New Score: Tom Vander Ark 3, New Gates PLDD Strategy 0

The research score continues to run-up in favor of the old Gates education reform strategy of creating small schools of choice rather than the new Gates PLDD strategy of centrally determining what students should be taught (Common Core) and how teachers should be evaluated (Measuring Effective Teachers).  When Tom Vander Ark led the Gates education effort, they had a winning strategy.

The new evidence comes from another paper that was presented at the Association for Education Finance and Policy conference.  Two of my excellent students, Anna Jacob Egalite and Brian Kisida, received a data award from the Kingsbury Center to analyze the effect of school size on student achievement using NWEA test results.  They used a student-fixed-effects research design to see if students improved or worsened their academic achievement when they switched to a school of a different size.  And the results:

We found consistent negative effects of large school size on student math and reading achievement, especially in secondary schools that enroll more than 540 students. In grades 6-10, for example, math achievement declined by -.043 SD (standard deviation) and reading achievement declined by -.024 SD.

If a student moved from a largest quintile school in grades 6-10 to a school in the smallest quintile for those grades, we would expect a 6.4% of a standard deviation improvement in math performance.  Of course, a student fixed effects study is not quite as strong methodologically as the random-assignment evaluation of small high schools in New York City, but it is pretty darn good.  And this study has the advantage of using a large data base of more than 2 million students from across the country.  It’s pretty clear that students would benefit significantly from a reduction on school size — especially junior high and high school students.

Bring back Tom Vander Ark.

6 Responses to New Score: Tom Vander Ark 3, New Gates PLDD Strategy 0

  1. Erin Tuttle says:

    I am led to believe that the new corporate model of larger classroom size and computer based learning, like Carpe Diem a Gates Grantee, is the reason the Vander Ark style is not in fashion.

    • Matthew Ladner says:

      The original Carpe Diem covers grades 6-12 and has around 250 students. It qualifies as a small school, and moreover since the same group of teachers teach the students throughout their academic careers the model fosters strong relationships between students and faculty.

      • Erin Tuttle says:

        The Arizona Carpe Diem stated it had 5 content teachers and 4 assistants for grades 6-12 and 200 students. That would be one teacher and .8 assistant per 40 students. Furthermore, 5 teachers covering all subjects for 7 grades seems like it would take up a lot of the teachers time.

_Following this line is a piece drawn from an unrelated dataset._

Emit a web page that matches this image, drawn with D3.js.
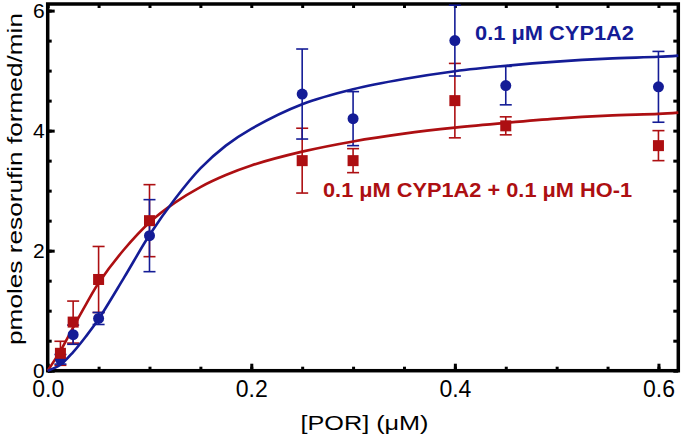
<!DOCTYPE html>
<html>
<head>
<meta charset="utf-8">
<script src="https://cdn.jsdelivr.net/npm/d3@7"></script>
<style>
  html, body { margin: 0; padding: 0; background: #fff; }
  svg { display: block; }
</style>
</head>
<body>
<svg id="chart" width="683" height="438"></svg>
<script>
// ---- data ----
const porConc = [0.0125, 0.025, 0.05, 0.1, 0.25, 0.3, 0.4, 0.45, 0.6];
const cypRate = [0.19, 0.6, 0.87, 2.25, 4.61, 4.2, 5.5, 4.75, 4.73];
const cypErr  = [0.08, 0.16, 0.1, 0.6, 0.75, 0.45, 0.59, 0.32, 0.59];
const hoRate  = [0.29, 0.81, 1.52, 2.5, 3.5, 3.5, 4.5, 4.08, 3.75];
const hoErr   = [0.2, 0.35, 0.55, 0.6, 0.54, 0.2, 0.62, 0.15, 0.25];

const fitX    = [0, 0.0125, 0.025, 0.0375, 0.05, 0.075, 0.1, 0.125, 0.15, 0.175, 0.2, 0.25, 0.3, 0.35, 0.4, 0.45, 0.5, 0.55, 0.6, 0.6195];
const cypFit  = [0, 0.1, 0.31, 0.57, 0.86, 1.55, 2.26, 2.86, 3.37, 3.75, 4.03, 4.44, 4.69, 4.86, 4.99, 5.08, 5.15, 5.2, 5.23, 5.25];
const hoFit   = [0, 0.33, 0.72, 1.1, 1.46, 2.02, 2.47, 2.8, 3.06, 3.26, 3.42, 3.65, 3.82, 3.95, 4.05, 4.13, 4.2, 4.25, 4.28, 4.3];

const xTicks = [0, 0.2, 0.4, 0.6];
const yTicks = [0, 2, 4, 6];
const xLabel = "[POR] (μM)";
const yLabel = "pmoles resorufin formed/min";
const cypLabel = "0.1 μM CYP1A2";
const hoLabel = "0.1 μM CYP1A2 + 0.1 μM HO-1";

// ---- layout ----
const blue = "#141c96", red = "#ad0f12";
const L = 47.7, R = 678.3, T = 4, B = 370.7;
const x = d3.scaleLinear().domain([0, 0.6195]).range([L, R]);
const y = d3.scaleLinear().domain([0, 6.11]).range([B, T]);
const svg = d3.select("#chart");
const font = "'Liberation Sans', Arial, Helvetica, sans-serif";

const minorX = d3.range(0, 0.62, 0.05);
const minorY = d3.range(0, 6.01, 0.5);

function styleAxis(g) {
  g.select(".domain").remove();
  g.selectAll(".tick line").attr("stroke", "#000").attr("stroke-width", 3);
}
// bottom
svg.append("g").attr("transform", `translate(0,${B})`)
  .call(d3.axisBottom(x).tickValues(minorX).tickSize(-4).tickFormat(""))
  .call(styleAxis);
svg.append("g").attr("transform", `translate(0,${B})`)
  .call(d3.axisBottom(x).tickValues(xTicks).tickSize(-7).tickPadding(0).tickFormat(d3.format(".1f")))
  .call(styleAxis)
  .call(g => g.selectAll(".tick text").attr("y", 26.5).attr("dy", 0)
     .attr("font-family", font).attr("font-size", 23).attr("fill", "#000"));
// top
svg.append("g").attr("transform", `translate(0,${T})`)
  .call(d3.axisTop(x).tickValues(minorX).tickSize(-4).tickFormat(""))
  .call(styleAxis);
// left
svg.append("g").attr("transform", `translate(${L},0)`)
  .call(d3.axisLeft(y).tickValues(minorY).tickSize(-4).tickFormat(""))
  .call(styleAxis);
svg.append("g").attr("transform", `translate(${L},0)`)
  .call(d3.axisLeft(y).tickValues(yTicks).tickSize(-7).tickFormat(d3.format("d")))
  .call(styleAxis)
  .call(g => g.selectAll(".tick text").attr("x", -3).attr("dy", "0.33em")
     .attr("font-family", font).attr("font-size", 21).attr("fill", "#000"));
// right
svg.append("g").attr("transform", `translate(${R},0)`)
  .call(d3.axisRight(y).tickValues(minorY).tickSize(-5).tickFormat(""))
  .call(styleAxis);

// frame
svg.append("rect").attr("x", L).attr("y", T).attr("width", R - L).attr("height", B - T)
  .attr("fill", "none").attr("stroke", "#000").attr("stroke-width", 3.5);

// axis titles
svg.append("text").attr("x", 364.5).attr("y", 430).attr("text-anchor", "middle")
  .attr("font-family", font).attr("font-size", 20).attr("textLength", 128)
  .attr("lengthAdjust", "spacingAndGlyphs").text(xLabel);
svg.append("text").attr("transform", "translate(22,179) rotate(-90)").attr("text-anchor", "middle")
  .attr("font-family", font).attr("font-size", 21).attr("textLength", 332)
  .attr("lengthAdjust", "spacingAndGlyphs").text(yLabel);

// error bars
function errorBars(vals, errs, color) {
  const g = svg.append("g").attr("stroke", color).attr("stroke-width", 1.6).attr("fill", "none");
  porConc.forEach((c, i) => {
    const cx = x(c), y1 = y(vals[i] + errs[i]), y2 = y(vals[i] - errs[i]);
    g.append("line").attr("x1", cx).attr("x2", cx).attr("y1", y1).attr("y2", y2);
    g.append("line").attr("x1", cx - 6).attr("x2", cx + 6).attr("y1", y1).attr("y2", y1);
    g.append("line").attr("x1", cx - 6).attr("x2", cx + 6).attr("y1", y2).attr("y2", y2);
  });
}
errorBars(hoRate, hoErr, red);
errorBars(cypRate, cypErr, blue);

// fitted curves
const line = d3.line().x(d => x(d[0])).y(d => y(d[1])).curve(d3.curveCatmullRom.alpha(0.5));
svg.append("path").datum(fitX.map((v, i) => [v, hoFit[i]]))
  .attr("d", line).attr("fill", "none").attr("stroke", red).attr("stroke-width", 2.6);
svg.append("path").datum(fitX.map((v, i) => [v, cypFit[i]]))
  .attr("d", line).attr("fill", "none").attr("stroke", blue).attr("stroke-width", 2.6);

// markers
svg.append("g").selectAll("circle").data(porConc).join("circle")
  .attr("cx", d => x(d)).attr("cy", (d, i) => y(cypRate[i])).attr("r", 5.5).attr("fill", blue);
svg.append("g").selectAll("rect").data(porConc).join("rect")
  .attr("x", d => x(d) - 5.5).attr("y", (d, i) => y(hoRate[i]) - 5.5)
  .attr("width", 11).attr("height", 11).attr("fill", red);

// legend labels
svg.append("text").attr("x", 475).attr("y", 39.5).attr("font-family", font).attr("font-weight", "bold")
  .attr("font-size", 21).attr("fill", blue).attr("textLength", 159)
  .attr("lengthAdjust", "spacingAndGlyphs").text(cypLabel);
svg.append("text").attr("x", 323).attr("y", 197).attr("font-family", font).attr("font-weight", "bold")
  .attr("font-size", 21).attr("fill", red).attr("textLength", 309)
  .attr("lengthAdjust", "spacingAndGlyphs").text(hoLabel);
</script>
</body>
</html>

        I’m not sure how close of a relationship is built when more than half the day is spent in a cubicle. It’s unfortunate these kids are spending their day in a school with no music, arts, drama, or gym class. Actually, they do provide a fitness center for the kids to use a treadmill or other machine for short exercise periods. This model seems very isolating and restricts the fostering of inter-personal relationships. A picture is worth a million words: http://msnbcmedia3.msn.com/j/MSNBC/Components/Photo/_new/120921-carpe-diem-hmed-2p.grid-6×2.jpg

      • allen says:

        It’s odd, but nowhere I’ve looked on Carpe Diem’s web site is staffing mentioned. Perhaps you’d be so kind as to provide a link to the source of your information?

        There’s a good thing.

        As for the rest of your complaints, schools that graduate illiterates are failing at their core mission so music, art, drama and any other such classes are evidence of the irresponsible nature of the public education professionals who are indifferent to the former and borderline hysterical in their claims of the importance of the latter.

  2. Matthew Ladner says:

    You might think that unless you visited the place, but there is nothing isolated about it at all. Some parents find the idea of having their children attend a school with the largest learning gains in the state appealing, but if you are not one of them, feel free to send your children elsewhere.

  3. Greg Forster says:

    I’m not clear on how it’s less isolating to have students sit silently in rows while the teacher talks at them.